Records contained in a dataset:
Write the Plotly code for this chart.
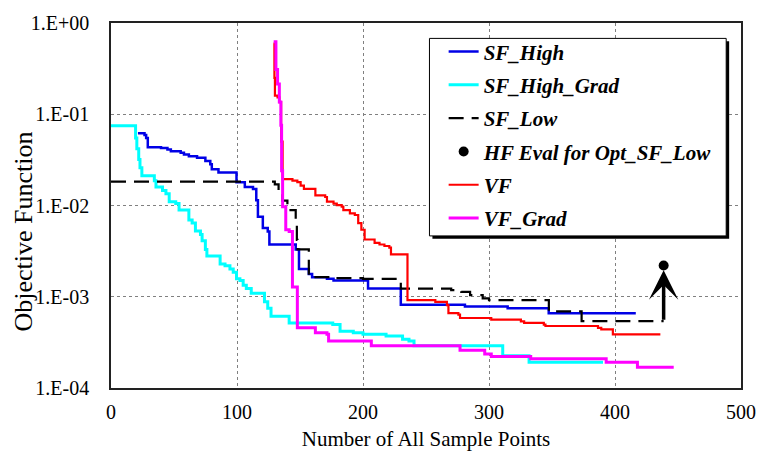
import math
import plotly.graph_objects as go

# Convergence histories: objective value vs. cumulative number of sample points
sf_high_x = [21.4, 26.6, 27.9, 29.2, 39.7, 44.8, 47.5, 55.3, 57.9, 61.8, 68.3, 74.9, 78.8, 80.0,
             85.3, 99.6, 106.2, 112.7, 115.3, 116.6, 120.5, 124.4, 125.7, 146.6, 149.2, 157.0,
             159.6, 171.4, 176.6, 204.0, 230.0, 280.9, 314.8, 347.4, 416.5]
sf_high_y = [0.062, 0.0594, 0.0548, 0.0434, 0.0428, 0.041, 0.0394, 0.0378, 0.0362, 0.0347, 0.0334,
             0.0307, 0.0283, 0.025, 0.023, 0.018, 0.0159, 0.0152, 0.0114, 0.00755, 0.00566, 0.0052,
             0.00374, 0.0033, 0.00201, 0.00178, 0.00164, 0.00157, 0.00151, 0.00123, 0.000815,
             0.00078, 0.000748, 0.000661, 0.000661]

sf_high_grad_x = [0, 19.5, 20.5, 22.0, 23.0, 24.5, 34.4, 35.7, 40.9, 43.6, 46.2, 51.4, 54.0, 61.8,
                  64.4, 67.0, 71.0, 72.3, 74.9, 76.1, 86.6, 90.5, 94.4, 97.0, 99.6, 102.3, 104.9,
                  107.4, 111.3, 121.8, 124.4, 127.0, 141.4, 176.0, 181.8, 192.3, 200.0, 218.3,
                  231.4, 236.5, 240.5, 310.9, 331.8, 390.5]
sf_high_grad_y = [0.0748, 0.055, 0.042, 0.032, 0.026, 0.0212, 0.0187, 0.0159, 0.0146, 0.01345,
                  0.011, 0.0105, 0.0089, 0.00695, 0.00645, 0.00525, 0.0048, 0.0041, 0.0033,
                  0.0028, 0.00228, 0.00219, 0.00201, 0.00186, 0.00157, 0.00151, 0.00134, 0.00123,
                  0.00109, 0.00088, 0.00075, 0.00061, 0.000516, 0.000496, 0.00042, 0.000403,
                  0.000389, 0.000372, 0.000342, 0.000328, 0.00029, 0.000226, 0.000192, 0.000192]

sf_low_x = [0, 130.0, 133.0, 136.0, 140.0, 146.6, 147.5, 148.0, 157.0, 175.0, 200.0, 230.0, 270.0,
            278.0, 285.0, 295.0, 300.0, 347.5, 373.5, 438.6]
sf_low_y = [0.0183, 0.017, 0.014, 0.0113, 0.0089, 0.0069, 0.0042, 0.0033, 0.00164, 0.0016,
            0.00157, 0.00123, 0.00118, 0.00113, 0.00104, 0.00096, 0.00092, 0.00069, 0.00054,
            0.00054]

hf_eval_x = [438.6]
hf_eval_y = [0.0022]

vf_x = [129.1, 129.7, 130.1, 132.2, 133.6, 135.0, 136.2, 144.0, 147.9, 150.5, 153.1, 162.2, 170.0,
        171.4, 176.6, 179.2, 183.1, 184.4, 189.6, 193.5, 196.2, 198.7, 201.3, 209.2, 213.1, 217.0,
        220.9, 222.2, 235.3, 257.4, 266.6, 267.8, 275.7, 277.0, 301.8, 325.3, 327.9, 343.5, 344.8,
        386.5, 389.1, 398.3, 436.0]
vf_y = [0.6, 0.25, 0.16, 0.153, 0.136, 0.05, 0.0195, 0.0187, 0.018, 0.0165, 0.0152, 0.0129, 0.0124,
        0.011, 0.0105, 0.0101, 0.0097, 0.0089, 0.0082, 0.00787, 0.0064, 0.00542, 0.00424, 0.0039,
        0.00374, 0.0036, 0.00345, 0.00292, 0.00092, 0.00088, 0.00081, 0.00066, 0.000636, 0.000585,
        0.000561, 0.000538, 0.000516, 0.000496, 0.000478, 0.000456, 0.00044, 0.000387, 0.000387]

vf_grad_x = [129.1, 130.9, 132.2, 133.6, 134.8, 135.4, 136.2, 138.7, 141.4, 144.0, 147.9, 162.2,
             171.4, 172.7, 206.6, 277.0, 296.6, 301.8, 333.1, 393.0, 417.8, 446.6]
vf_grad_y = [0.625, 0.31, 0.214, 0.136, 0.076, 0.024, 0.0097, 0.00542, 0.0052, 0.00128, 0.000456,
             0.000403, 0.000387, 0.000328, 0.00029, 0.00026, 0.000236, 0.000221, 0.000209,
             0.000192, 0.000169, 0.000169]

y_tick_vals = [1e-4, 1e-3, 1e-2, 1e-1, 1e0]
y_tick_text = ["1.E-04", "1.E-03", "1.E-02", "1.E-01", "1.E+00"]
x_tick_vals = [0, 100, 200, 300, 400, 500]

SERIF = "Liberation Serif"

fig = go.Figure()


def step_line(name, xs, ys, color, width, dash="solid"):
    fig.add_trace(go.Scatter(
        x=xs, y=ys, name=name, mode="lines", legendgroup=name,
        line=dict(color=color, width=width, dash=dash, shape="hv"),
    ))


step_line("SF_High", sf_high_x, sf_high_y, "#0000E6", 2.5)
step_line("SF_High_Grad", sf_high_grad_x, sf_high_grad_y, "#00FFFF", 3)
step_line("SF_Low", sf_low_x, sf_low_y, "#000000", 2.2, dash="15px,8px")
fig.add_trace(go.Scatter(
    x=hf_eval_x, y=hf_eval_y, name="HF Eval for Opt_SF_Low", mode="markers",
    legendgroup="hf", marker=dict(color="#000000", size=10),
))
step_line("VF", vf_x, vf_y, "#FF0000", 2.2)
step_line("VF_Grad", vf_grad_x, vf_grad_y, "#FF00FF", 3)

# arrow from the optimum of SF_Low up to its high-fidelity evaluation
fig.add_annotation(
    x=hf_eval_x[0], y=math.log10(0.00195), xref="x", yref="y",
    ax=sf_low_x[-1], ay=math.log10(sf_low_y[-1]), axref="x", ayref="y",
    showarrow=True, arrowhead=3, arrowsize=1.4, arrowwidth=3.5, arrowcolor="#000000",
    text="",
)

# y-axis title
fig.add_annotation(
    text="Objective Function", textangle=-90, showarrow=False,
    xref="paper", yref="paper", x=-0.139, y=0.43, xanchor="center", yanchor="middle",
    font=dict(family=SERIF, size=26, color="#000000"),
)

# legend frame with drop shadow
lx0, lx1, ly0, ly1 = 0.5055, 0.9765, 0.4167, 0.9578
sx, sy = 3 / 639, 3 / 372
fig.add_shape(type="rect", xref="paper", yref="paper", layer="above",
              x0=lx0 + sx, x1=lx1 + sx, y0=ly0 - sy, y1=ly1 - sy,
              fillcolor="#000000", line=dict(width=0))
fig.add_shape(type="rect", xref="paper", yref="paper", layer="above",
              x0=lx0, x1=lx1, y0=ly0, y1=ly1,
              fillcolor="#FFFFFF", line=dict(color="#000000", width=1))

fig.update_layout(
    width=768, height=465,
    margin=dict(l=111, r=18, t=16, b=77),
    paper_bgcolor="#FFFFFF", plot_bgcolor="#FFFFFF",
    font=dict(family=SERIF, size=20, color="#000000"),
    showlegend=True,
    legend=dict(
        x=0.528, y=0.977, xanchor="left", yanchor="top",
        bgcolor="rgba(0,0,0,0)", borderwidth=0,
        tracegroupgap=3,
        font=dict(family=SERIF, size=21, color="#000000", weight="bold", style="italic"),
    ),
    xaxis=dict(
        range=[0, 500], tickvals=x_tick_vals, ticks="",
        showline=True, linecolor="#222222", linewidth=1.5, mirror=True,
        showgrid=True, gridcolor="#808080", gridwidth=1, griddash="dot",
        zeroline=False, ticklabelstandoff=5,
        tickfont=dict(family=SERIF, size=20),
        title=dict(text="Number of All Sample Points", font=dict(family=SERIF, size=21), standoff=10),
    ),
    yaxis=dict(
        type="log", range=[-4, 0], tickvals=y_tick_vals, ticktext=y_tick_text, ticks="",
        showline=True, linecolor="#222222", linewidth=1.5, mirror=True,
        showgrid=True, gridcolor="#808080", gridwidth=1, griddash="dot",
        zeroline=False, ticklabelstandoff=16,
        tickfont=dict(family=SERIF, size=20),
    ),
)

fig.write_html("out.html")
---
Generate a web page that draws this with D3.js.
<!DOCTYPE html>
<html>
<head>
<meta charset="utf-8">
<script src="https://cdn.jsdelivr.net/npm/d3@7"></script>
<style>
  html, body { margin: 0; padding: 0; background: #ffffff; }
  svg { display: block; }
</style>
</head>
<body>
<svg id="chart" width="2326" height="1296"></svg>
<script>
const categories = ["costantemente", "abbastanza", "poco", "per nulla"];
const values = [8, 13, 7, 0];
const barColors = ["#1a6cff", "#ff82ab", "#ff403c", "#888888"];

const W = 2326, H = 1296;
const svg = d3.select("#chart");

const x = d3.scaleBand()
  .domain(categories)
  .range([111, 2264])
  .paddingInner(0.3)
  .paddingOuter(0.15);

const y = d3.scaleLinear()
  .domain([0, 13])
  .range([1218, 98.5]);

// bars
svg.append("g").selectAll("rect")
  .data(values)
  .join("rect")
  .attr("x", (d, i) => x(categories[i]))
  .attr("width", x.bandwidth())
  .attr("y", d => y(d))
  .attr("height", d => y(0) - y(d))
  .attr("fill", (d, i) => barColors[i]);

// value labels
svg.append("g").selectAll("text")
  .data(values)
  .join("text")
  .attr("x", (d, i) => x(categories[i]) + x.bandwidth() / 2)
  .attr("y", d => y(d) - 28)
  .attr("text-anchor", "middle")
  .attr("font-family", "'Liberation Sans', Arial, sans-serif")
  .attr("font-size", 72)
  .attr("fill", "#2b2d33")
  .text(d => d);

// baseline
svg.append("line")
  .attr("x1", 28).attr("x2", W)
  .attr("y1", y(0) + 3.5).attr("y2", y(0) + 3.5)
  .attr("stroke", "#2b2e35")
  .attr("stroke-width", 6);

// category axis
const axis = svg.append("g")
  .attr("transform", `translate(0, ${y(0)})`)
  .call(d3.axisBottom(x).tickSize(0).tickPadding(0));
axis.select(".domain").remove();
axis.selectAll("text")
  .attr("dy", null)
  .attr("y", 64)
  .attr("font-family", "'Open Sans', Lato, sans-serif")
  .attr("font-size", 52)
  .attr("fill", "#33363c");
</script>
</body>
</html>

■ GOAL: Return exactly the lines from the one with "Write the Plotly code for this chart." to the one with "import plotly.graph_objects as go", both ends kept, and only those. Images are left out.

■ RESPONSE BELOW:
Write the Plotly code for this chart.
import math
import plotly.graph_objects as go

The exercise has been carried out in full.